Material provided:
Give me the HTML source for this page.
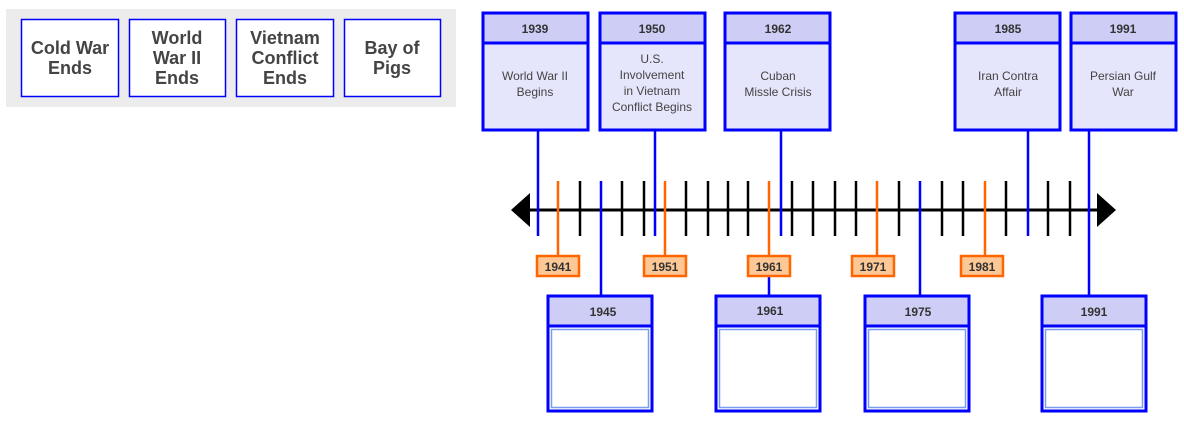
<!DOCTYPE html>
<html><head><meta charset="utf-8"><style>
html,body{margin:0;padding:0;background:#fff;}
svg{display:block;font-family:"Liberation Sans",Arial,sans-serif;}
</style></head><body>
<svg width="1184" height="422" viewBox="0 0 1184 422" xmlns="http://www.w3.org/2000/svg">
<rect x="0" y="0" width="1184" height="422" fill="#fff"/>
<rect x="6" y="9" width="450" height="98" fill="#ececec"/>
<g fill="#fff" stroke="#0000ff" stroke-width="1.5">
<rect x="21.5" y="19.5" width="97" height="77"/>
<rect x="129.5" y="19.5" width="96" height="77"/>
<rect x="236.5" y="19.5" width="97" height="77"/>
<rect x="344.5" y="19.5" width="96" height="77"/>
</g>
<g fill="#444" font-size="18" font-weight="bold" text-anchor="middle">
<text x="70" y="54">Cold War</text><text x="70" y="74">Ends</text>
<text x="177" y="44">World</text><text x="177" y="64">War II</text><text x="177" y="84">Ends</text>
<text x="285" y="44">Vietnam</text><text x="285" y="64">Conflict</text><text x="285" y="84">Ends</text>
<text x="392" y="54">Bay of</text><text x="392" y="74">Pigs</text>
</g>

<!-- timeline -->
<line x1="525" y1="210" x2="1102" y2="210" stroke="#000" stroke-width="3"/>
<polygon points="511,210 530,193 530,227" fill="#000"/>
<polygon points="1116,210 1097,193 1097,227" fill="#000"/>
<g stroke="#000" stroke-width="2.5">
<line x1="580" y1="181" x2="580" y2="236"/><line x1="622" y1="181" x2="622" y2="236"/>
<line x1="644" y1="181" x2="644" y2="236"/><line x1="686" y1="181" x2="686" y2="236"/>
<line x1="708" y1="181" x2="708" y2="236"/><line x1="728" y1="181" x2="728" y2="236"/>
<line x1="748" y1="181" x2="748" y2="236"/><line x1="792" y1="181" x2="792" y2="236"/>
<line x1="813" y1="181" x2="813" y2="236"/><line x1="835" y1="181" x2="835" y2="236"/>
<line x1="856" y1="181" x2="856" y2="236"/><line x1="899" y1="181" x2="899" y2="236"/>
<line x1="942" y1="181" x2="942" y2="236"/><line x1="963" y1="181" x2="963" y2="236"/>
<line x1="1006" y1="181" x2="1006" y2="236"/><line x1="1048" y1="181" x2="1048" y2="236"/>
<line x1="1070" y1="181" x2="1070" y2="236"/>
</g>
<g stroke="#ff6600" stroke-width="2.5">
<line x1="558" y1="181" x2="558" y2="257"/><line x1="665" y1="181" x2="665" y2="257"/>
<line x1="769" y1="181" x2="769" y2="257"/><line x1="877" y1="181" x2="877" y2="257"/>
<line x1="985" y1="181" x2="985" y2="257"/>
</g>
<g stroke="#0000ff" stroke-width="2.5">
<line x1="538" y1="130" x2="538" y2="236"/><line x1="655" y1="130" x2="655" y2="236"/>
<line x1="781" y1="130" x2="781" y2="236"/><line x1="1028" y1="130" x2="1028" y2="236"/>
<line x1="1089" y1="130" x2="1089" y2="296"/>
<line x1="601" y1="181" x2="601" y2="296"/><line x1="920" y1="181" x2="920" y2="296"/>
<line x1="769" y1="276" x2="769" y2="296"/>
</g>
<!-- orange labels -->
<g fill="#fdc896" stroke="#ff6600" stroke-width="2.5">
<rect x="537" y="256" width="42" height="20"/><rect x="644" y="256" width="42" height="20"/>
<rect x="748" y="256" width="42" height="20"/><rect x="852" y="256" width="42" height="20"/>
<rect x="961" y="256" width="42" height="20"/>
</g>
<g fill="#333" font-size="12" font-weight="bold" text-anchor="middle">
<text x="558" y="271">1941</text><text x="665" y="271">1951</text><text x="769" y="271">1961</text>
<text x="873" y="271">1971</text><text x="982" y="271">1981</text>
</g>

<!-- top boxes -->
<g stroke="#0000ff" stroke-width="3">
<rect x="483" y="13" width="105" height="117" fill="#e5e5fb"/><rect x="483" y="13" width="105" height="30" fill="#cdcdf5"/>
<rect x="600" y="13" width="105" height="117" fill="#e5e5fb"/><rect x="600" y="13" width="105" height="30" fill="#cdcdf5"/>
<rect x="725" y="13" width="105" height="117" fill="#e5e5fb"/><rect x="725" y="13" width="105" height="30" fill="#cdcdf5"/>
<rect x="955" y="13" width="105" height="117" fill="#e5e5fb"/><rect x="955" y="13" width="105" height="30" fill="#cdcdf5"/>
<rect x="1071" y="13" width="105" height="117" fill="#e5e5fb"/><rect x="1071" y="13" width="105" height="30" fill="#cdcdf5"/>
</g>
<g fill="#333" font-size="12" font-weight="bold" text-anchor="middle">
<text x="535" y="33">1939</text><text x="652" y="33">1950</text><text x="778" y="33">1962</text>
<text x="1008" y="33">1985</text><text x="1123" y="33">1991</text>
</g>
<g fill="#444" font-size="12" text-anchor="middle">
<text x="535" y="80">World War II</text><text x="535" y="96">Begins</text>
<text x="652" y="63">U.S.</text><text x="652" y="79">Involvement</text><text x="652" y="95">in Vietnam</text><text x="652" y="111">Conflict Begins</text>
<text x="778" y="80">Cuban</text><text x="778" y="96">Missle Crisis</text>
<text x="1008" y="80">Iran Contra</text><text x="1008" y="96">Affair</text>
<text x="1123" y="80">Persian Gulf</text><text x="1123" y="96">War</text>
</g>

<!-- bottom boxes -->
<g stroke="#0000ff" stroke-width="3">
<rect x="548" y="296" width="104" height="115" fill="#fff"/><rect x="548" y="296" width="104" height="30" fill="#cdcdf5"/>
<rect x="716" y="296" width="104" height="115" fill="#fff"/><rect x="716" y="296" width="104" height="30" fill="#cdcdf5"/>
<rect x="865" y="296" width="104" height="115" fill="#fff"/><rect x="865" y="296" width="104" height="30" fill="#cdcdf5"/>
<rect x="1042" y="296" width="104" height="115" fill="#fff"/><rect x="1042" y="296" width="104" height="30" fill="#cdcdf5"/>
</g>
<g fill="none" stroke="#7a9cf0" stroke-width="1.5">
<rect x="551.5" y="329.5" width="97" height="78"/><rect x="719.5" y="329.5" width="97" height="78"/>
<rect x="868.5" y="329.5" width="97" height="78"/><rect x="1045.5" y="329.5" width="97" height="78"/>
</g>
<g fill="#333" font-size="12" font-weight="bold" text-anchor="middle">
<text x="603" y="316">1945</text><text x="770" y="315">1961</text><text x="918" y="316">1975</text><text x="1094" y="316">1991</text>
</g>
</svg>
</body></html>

Task requirements:
With the pictures left out, transcribe the material exactly.

Finished answer:
Give me the HTML source for this page.
<!DOCTYPE html>
<html><head><meta charset="utf-8"><style>
html,body{margin:0;padding:0;background:#fff;}
svg{display:block;font-family:"Liberation Sans",Arial,sans-serif;}
</style></head><body>
<svg width="1184" height="422" viewBox="0 0 1184 422" xmlns="http://www.w3.org/2000/svg">
<rect x="0" y="0" width="1184" height="422" fill="#fff"/>
<rect x="6" y="9" width="450" height="98" fill="#ececec"/>
<g fill="#fff" stroke="#0000ff" stroke-width="1.5">
<rect x="21.5" y="19.5" width="97" height="77"/>
<rect x="129.5" y="19.5" width="96" height="77"/>
<rect x="236.5" y="19.5" width="97" height="77"/>
<rect x="344.5" y="19.5" width="96" height="77"/>
</g>
<g fill="#444" font-size="18" font-weight="bold" text-anchor="middle">
<text x="70" y="54">Cold War</text><text x="70" y="74">Ends</text>
<text x="177" y="44">World</text><text x="177" y="64">War II</text><text x="177" y="84">Ends</text>
<text x="285" y="44">Vietnam</text><text x="285" y="64">Conflict</text><text x="285" y="84">Ends</text>
<text x="392" y="54">Bay of</text><text x="392" y="74">Pigs</text>
</g>

<!-- timeline -->
<line x1="525" y1="210" x2="1102" y2="210" stroke="#000" stroke-width="3"/>
<polygon points="511,210 530,193 530,227" fill="#000"/>
<polygon points="1116,210 1097,193 1097,227" fill="#000"/>
<g stroke="#000" stroke-width="2.5">
<line x1="580" y1="181" x2="580" y2="236"/><line x1="622" y1="181" x2="622" y2="236"/>
<line x1="644" y1="181" x2="644" y2="236"/><line x1="686" y1="181" x2="686" y2="236"/>
<line x1="708" y1="181" x2="708" y2="236"/><line x1="728" y1="181" x2="728" y2="236"/>
<line x1="748" y1="181" x2="748" y2="236"/><line x1="792" y1="181" x2="792" y2="236"/>
<line x1="813" y1="181" x2="813" y2="236"/><line x1="835" y1="181" x2="835" y2="236"/>
<line x1="856" y1="181" x2="856" y2="236"/><line x1="899" y1="181" x2="899" y2="236"/>
<line x1="942" y1="181" x2="942" y2="236"/><line x1="963" y1="181" x2="963" y2="236"/>
<line x1="1006" y1="181" x2="1006" y2="236"/><line x1="1048" y1="181" x2="1048" y2="236"/>
<line x1="1070" y1="181" x2="1070" y2="236"/>
</g>
<g stroke="#ff6600" stroke-width="2.5">
<line x1="558" y1="181" x2="558" y2="257"/><line x1="665" y1="181" x2="665" y2="257"/>
<line x1="769" y1="181" x2="769" y2="257"/><line x1="877" y1="181" x2="877" y2="257"/>
<line x1="985" y1="181" x2="985" y2="257"/>
</g>
<g stroke="#0000ff" stroke-width="2.5">
<line x1="538" y1="130" x2="538" y2="236"/><line x1="655" y1="130" x2="655" y2="236"/>
<line x1="781" y1="130" x2="781" y2="236"/><line x1="1028" y1="130" x2="1028" y2="236"/>
<line x1="1089" y1="130" x2="1089" y2="296"/>
<line x1="601" y1="181" x2="601" y2="296"/><line x1="920" y1="181" x2="920" y2="296"/>
<line x1="769" y1="276" x2="769" y2="296"/>
</g>
<!-- orange labels -->
<g fill="#fdc896" stroke="#ff6600" stroke-width="2.5">
<rect x="537" y="256" width="42" height="20"/><rect x="644" y="256" width="42" height="20"/>
<rect x="748" y="256" width="42" height="20"/><rect x="852" y="256" width="42" height="20"/>
<rect x="961" y="256" width="42" height="20"/>
</g>
<g fill="#333" font-size="12" font-weight="bold" text-anchor="middle">
<text x="558" y="271">1941</text><text x="665" y="271">1951</text><text x="769" y="271">1961</text>
<text x="873" y="271">1971</text><text x="982" y="271">1981</text>
</g>

<!-- top boxes -->
<g stroke="#0000ff" stroke-width="3">
<rect x="483" y="13" width="105" height="117" fill="#e5e5fb"/><rect x="483" y="13" width="105" height="30" fill="#cdcdf5"/>
<rect x="600" y="13" width="105" height="117" fill="#e5e5fb"/><rect x="600" y="13" width="105" height="30" fill="#cdcdf5"/>
<rect x="725" y="13" width="105" height="117" fill="#e5e5fb"/><rect x="725" y="13" width="105" height="30" fill="#cdcdf5"/>
<rect x="955" y="13" width="105" height="117" fill="#e5e5fb"/><rect x="955" y="13" width="105" height="30" fill="#cdcdf5"/>
<rect x="1071" y="13" width="105" height="117" fill="#e5e5fb"/><rect x="1071" y="13" width="105" height="30" fill="#cdcdf5"/>
</g>
<g fill="#333" font-size="12" font-weight="bold" text-anchor="middle">
<text x="535" y="33">1939</text><text x="652" y="33">1950</text><text x="778" y="33">1962</text>
<text x="1008" y="33">1985</text><text x="1123" y="33">1991</text>
</g>
<g fill="#444" font-size="12" text-anchor="middle">
<text x="535" y="80">World War II</text><text x="535" y="96">Begins</text>
<text x="652" y="63">U.S.</text><text x="652" y="79">Involvement</text><text x="652" y="95">in Vietnam</text><text x="652" y="111">Conflict Begins</text>
<text x="778" y="80">Cuban</text><text x="778" y="96">Missle Crisis</text>
<text x="1008" y="80">Iran Contra</text><text x="1008" y="96">Affair</text>
<text x="1123" y="80">Persian Gulf</text><text x="1123" y="96">War</text>
</g>

<!-- bottom boxes -->
<g stroke="#0000ff" stroke-width="3">
<rect x="548" y="296" width="104" height="115" fill="#fff"/><rect x="548" y="296" width="104" height="30" fill="#cdcdf5"/>
<rect x="716" y="296" width="104" height="115" fill="#fff"/><rect x="716" y="296" width="104" height="30" fill="#cdcdf5"/>
<rect x="865" y="296" width="104" height="115" fill="#fff"/><rect x="865" y="296" width="104" height="30" fill="#cdcdf5"/>
<rect x="1042" y="296" width="104" height="115" fill="#fff"/><rect x="1042" y="296" width="104" height="30" fill="#cdcdf5"/>
</g>
<g fill="none" stroke="#7a9cf0" stroke-width="1.5">
<rect x="551.5" y="329.5" width="97" height="78"/><rect x="719.5" y="329.5" width="97" height="78"/>
<rect x="868.5" y="329.5" width="97" height="78"/><rect x="1045.5" y="329.5" width="97" height="78"/>
</g>
<g fill="#333" font-size="12" font-weight="bold" text-anchor="middle">
<text x="603" y="316">1945</text><text x="770" y="315">1961</text><text x="918" y="316">1975</text><text x="1094" y="316">1991</text>
</g>
</svg>
</body></html>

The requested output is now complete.